As one might suppose, confusion is often the result of this culture clash. Several years ago, a young man residing in a university dorm told me the following story. A young woman with a “crush” on him visited his dorm room late at night. She proceeded to beseech him for sexual favors in a most direct way. The young man, from a traditional home, was perplexed. If he allowed himself to be seduced, he would violate his religious convictions; if he rejected this woman’s overtures, he feared being mocked by his peers. Torn between tradition and peer group pressure, he sought counsel.

A psychology professor told him to do what feels best, let your instinct be your guide. I said let your conscience be your guide, which in the present scheme of things is a retrograde point of view. In the end I do not know how this student resolved his dilemma, but I do know he was distraught over the incident.

For those students who assume religion is communal observance, there are many problems on campus. Theme dorms (a euphemism for ethnic or racial segregation) are countenanced on many campuses, but religious segregation is usually frowned on. The assumption is that religion is a matter of personal inclination, while racial and ethnic affiliation are perforce communal.

It is obvious that the early 60’s and the present are worlds apart. Rules based on civility and morality have retreated before an ideological steamroller. Students are now in the position of having their thoughts manipulated and any traditionalist stance ridiculed. A so-called code of conduct is actually a code of conformist thinking.

Admittedly, the era in the early 60’s demanded conformity as well. But this was the conformity of deportment, a way for gentlemen and ladies to behave in polite and refined company. Of course even the mention of deportment has a quaint ring to it. Now students and faculty members address one another by their first names, use the “f” word routinely as an adjective for everything from tests to institutional food, and generally dress as if they are unmade beds.

Much has been lost in the last 25 years. Charles Eliot, the erstwhile president of Harvard, once said, “The reason there is so much intelligence at the university is freshmen bring so much in and as seniors take so little out.” Unfortunately, what students bring in today is not what they take out. It is not merely the abandonment of deportment rules, albeit they are more important than contemporary students assume, but the brainwashing in relativism, multiculturalism, and the critique of religion and tradition.
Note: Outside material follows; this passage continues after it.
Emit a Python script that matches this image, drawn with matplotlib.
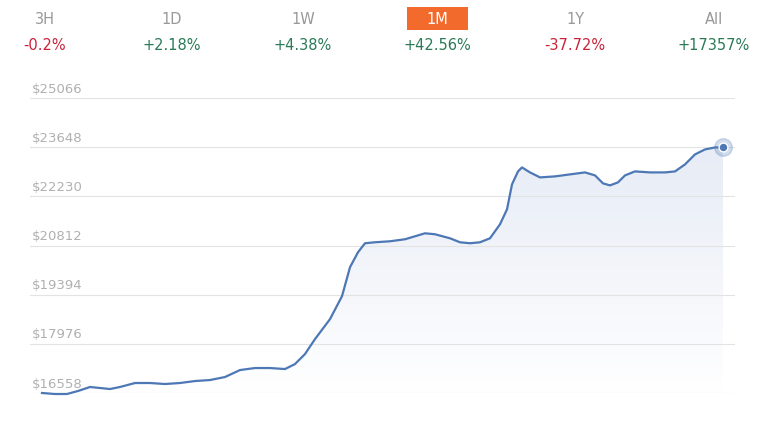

The university is still a surrogate parent, but not one who worries about the emotional well-being of progeny. Rather the university is a self-designated revolutionary changing the rules that promote social order, while fostering confusion and undermining a moral sensibility. It was not easy adjusting to life in the academy several decades ago. Nevertheless, a student knew what was expected, was told how to behave, and recognized a standard of gentlemanly behavior. That world is now lost and, at least for me, lamented. In the interest of truth-in-advertising, most universities should say to incoming students, “Welcome to the brave new world where truth is relative, everything you’ve learned before must be forgotten, and sensitivity training awaits you.”